なかでも日本の役割は重要だ。諸外国は、日本は米の問題で交渉をブロックするかも知れないとおそれている。ウルグアイラウンドの時、日本の米問題はWTOの発足自体を危うく破産させるところだった。現実の日本がどうなっているかより、諸外国がどう受け止めているかが重要。この懸念を利用して、これを現実にしてしまうことができると思う。
[3つのD]
それには日本で、小泉政権に対し、交渉を強行することは政治的に高くつくと思わせる状況を作り出すこと。ここ2、3か月、政府内部の分裂を引き延ばすこと。これは日本の人々にしかできない。
WTOの正統性を突き崩していくための戦略は3つのD。divide,delay,derail。これを成功させれば、WTOというしくみは失敗であることが明らかになる。そして国連の諸条約の拡大の余地を広げていくことができる。こうしてオルターナティヴな空間を作り出してゆく。そのためにいま、日本の市民社会が批判的な役割を果たすことが重要だ。
【質疑・感想など】
Q.日本のグローバル化に抵抗する勢力は国の内外で思われているよりも強い、とメノッティさんは指摘するが、なぜそう思うか。
A.日本の各地を回って都市よりも農漁村のコミュニティでグローバル化への抵抗は強いと感じた。ウルグアイラウンドの米のケースのように、各国を警戒させている。たとえば農林業の団体が、外国の社会運動や同種の団体、可能なら政府から彼らの立場をもっと理解され、支持を得られればもっと影響力を発揮できる。こうした国際的な協働を発展させるために、援助したいと考えている。
自分たちが小さくて無力だと思えるときがあるが、そうとばかりは限らない。他からは強力に見えている可能性もある。強いと思いこむことはないけども、何らかの力は持っている。それを使うことができる。
Q.WTOを崩壊させればグローバル化への流れは止まるのだろうか。
A.グローバル化は止めることにはならない。私たちの任務はそれを止めることではなくてそのルールを変えること。国際貿易に民主的な統制を及ぼすこと。違う価値観に基づいたルールに変える必要がある。

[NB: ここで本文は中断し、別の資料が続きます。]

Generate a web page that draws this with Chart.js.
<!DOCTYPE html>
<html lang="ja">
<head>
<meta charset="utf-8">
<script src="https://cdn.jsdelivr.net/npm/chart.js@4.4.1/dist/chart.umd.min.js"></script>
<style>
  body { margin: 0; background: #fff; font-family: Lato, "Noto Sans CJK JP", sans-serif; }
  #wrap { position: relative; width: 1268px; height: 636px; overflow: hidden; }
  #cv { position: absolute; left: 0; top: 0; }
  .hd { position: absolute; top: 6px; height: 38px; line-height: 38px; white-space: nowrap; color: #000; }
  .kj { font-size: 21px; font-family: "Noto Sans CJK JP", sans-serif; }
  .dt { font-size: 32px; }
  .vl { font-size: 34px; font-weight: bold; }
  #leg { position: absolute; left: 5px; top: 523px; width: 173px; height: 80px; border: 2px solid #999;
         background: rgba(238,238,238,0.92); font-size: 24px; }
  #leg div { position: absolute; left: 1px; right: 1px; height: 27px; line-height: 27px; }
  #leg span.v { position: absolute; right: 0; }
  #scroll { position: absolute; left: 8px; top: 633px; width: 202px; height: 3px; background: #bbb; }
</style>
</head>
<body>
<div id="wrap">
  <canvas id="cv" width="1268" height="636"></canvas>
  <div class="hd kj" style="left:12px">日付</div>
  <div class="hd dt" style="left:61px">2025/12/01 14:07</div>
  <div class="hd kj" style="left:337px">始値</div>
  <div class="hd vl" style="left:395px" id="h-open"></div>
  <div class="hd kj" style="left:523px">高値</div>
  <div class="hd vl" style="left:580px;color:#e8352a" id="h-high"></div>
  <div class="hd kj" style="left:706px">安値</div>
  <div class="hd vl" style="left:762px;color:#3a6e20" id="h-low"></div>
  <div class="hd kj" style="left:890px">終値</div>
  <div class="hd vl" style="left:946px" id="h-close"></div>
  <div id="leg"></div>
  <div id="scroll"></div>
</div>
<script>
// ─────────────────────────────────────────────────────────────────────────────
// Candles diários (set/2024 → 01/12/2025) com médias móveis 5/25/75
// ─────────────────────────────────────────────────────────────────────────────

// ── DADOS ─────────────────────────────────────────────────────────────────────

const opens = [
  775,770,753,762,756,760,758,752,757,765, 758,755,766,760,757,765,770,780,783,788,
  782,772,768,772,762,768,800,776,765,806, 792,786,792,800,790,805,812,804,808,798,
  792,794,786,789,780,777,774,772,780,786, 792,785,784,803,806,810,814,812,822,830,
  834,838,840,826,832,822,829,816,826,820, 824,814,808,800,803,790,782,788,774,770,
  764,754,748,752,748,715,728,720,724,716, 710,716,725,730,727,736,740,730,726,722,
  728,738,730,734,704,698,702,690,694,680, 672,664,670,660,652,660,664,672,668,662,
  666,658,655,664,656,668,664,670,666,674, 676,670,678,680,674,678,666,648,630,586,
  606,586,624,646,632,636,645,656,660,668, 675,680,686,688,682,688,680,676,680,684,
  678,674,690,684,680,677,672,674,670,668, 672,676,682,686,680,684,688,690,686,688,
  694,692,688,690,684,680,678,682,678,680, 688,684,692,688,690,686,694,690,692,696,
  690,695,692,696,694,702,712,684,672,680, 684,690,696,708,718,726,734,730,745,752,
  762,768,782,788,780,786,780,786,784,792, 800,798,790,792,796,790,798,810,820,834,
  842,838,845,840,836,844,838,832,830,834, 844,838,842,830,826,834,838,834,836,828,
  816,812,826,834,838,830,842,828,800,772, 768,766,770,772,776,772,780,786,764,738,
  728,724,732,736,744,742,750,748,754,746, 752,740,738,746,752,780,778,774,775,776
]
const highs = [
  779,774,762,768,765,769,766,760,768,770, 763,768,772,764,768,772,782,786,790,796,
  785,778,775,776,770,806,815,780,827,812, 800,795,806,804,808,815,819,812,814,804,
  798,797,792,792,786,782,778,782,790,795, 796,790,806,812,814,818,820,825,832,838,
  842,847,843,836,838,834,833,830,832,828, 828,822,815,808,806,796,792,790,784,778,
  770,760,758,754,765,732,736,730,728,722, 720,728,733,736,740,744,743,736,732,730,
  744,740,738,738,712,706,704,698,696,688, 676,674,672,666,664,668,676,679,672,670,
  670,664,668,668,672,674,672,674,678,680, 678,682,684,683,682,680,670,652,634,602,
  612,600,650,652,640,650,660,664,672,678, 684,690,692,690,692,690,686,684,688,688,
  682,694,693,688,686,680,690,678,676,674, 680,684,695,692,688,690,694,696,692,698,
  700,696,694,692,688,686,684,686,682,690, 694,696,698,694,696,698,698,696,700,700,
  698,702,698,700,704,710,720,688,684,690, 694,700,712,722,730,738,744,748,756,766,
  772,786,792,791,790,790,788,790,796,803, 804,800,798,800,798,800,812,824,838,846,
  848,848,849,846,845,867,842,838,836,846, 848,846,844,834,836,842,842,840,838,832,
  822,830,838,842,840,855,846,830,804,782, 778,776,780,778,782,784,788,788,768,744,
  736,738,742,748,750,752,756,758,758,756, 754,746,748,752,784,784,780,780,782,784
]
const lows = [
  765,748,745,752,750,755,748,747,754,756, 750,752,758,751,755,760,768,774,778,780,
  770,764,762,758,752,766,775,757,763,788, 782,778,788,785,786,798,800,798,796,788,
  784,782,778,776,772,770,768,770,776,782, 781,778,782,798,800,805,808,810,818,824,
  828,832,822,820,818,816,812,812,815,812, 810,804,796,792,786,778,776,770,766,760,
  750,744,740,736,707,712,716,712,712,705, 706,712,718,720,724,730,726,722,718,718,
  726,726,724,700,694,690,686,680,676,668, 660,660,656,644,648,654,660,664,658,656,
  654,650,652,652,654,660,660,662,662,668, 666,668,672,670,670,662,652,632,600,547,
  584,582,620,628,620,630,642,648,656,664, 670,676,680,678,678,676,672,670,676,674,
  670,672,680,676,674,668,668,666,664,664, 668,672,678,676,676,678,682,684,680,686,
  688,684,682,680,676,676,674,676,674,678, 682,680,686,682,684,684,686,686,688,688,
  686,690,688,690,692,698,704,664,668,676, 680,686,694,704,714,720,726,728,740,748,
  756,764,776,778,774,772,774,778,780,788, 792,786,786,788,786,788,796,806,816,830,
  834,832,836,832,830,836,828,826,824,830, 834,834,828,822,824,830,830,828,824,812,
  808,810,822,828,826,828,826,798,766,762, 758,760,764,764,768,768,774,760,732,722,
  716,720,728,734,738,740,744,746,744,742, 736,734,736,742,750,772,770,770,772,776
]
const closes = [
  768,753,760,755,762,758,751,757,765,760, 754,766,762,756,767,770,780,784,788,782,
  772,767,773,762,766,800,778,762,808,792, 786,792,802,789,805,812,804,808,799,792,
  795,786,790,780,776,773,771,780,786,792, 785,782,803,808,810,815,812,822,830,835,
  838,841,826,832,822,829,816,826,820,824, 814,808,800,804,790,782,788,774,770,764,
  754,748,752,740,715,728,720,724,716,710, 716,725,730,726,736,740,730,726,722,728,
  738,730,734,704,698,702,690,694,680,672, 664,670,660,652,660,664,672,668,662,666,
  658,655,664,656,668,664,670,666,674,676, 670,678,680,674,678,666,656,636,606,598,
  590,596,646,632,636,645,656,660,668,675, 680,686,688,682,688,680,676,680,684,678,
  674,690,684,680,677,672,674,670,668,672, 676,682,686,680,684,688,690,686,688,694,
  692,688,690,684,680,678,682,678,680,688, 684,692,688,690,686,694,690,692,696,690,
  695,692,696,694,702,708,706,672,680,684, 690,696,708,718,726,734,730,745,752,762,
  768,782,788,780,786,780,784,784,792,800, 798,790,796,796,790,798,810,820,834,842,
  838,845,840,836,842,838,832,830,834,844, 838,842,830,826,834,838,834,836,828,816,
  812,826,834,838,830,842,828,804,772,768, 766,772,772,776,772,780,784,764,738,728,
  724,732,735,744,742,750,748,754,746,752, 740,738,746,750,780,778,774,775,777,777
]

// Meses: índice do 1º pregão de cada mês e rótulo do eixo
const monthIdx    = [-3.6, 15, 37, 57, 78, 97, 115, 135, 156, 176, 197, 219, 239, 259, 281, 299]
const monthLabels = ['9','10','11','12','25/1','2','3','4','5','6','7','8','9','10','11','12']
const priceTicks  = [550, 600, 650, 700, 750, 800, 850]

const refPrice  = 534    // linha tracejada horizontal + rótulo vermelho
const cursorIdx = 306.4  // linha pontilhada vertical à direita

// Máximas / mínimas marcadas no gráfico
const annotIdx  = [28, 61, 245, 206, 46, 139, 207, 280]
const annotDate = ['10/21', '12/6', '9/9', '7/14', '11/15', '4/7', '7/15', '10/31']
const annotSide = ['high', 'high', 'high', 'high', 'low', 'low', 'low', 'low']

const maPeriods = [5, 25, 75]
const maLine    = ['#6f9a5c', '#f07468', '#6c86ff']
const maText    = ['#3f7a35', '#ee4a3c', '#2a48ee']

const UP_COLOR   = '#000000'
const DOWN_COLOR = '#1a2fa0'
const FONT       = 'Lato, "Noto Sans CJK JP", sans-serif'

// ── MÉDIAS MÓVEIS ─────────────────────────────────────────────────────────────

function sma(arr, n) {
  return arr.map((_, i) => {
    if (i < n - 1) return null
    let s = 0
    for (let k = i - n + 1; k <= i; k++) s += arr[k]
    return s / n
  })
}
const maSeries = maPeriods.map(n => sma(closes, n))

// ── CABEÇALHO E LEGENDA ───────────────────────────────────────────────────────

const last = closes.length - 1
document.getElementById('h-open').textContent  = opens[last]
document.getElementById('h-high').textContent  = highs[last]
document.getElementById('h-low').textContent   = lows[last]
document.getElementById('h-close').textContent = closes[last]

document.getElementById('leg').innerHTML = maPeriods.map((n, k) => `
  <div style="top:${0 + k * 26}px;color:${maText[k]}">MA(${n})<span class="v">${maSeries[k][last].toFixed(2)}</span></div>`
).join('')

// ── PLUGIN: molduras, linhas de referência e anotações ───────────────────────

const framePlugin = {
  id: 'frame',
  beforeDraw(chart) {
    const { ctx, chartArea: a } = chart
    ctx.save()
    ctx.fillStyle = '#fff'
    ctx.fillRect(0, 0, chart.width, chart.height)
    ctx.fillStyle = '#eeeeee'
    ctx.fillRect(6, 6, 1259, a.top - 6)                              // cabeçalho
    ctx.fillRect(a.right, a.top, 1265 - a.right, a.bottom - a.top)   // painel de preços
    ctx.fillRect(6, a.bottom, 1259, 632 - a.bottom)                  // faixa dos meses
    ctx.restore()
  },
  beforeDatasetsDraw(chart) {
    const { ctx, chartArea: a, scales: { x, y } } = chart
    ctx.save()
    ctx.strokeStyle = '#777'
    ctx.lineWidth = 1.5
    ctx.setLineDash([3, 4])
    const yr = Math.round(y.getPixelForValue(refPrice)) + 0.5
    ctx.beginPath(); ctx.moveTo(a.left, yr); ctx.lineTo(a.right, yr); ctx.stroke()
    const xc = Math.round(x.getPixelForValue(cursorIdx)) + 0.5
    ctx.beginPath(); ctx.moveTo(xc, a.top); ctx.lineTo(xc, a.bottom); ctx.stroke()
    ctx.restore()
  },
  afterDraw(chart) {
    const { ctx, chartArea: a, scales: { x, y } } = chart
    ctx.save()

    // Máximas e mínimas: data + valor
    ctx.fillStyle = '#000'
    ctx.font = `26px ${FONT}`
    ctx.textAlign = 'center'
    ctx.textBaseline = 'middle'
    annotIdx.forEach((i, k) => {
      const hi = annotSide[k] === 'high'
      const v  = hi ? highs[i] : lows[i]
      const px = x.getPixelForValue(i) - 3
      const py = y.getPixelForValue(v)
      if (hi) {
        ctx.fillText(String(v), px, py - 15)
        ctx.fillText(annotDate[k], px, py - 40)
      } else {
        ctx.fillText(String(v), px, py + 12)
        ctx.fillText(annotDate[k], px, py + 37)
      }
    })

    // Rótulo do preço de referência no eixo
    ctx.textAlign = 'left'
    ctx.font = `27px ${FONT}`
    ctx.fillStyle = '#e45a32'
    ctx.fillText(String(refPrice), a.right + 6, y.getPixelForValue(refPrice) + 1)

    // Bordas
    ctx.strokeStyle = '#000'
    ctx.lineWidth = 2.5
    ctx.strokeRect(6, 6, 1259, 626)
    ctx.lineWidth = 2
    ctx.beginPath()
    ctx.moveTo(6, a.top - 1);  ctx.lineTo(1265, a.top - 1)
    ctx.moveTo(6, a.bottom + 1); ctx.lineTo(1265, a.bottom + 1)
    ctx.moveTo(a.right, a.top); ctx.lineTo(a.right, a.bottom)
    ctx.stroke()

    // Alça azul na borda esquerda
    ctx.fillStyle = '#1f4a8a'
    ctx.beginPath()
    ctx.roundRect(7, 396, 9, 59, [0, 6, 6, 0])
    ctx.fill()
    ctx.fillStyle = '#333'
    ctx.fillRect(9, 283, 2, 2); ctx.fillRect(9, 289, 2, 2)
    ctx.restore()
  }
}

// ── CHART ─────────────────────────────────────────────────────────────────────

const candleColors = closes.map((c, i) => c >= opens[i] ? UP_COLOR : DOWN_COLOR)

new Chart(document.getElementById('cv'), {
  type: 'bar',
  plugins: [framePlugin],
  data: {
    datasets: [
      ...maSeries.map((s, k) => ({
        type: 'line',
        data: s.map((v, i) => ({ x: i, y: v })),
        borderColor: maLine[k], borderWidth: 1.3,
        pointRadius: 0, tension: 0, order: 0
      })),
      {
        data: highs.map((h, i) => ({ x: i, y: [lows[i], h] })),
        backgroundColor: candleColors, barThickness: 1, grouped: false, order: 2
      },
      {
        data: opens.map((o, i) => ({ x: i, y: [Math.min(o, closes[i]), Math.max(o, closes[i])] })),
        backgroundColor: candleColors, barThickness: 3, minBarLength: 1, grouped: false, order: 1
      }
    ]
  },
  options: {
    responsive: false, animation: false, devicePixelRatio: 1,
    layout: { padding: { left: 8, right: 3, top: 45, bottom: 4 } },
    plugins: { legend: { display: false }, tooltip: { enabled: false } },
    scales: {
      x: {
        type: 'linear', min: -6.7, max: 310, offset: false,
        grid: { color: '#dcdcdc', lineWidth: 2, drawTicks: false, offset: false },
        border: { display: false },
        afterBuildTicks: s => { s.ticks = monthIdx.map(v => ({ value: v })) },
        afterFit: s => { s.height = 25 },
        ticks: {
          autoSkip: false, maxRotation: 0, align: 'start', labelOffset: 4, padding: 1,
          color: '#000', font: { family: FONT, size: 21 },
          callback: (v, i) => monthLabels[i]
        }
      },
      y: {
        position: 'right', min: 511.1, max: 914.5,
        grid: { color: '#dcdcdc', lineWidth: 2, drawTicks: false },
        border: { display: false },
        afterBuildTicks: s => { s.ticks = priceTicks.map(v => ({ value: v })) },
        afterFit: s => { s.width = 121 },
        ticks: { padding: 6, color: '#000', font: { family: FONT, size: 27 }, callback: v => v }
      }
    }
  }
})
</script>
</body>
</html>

WTOがなくなればカオスになって戦争が起こるという人がいる。しかし1995年のWTO設立以来6年もしないうちに実際に戦争は起きている。これはグローバリゼーションに対する反応でもあった。カオスを避け、秩序正しく移行するために注意深くなる必要がある。グローバリゼーションに抵抗する勢力が進歩的とは限らないということにも注意しておく必要がある。保守的で右翼的なものだったり、アラブや中国に対する反感だったり、醜いナショナリズムの発露であることも多い。こうした中で進歩的な国際主義が今こそ必要だ。
Q.現時点のWTOのしくみに積極的な点はないのか。
A.ひとつも思いつかない。
貿易が自由化されれば価格が安くなって消費者の利益になるという議論があるが、それによって仕事を失う人もいる。また生産のコストが下がったからといって企業が安く売るようになるとは限らない。WTOの利点をいう主要な議論はこうしたものだが、十分反論可能。明白なのは、利点が仮にあるとしてもそれはルールを作る大企業のものになるということ。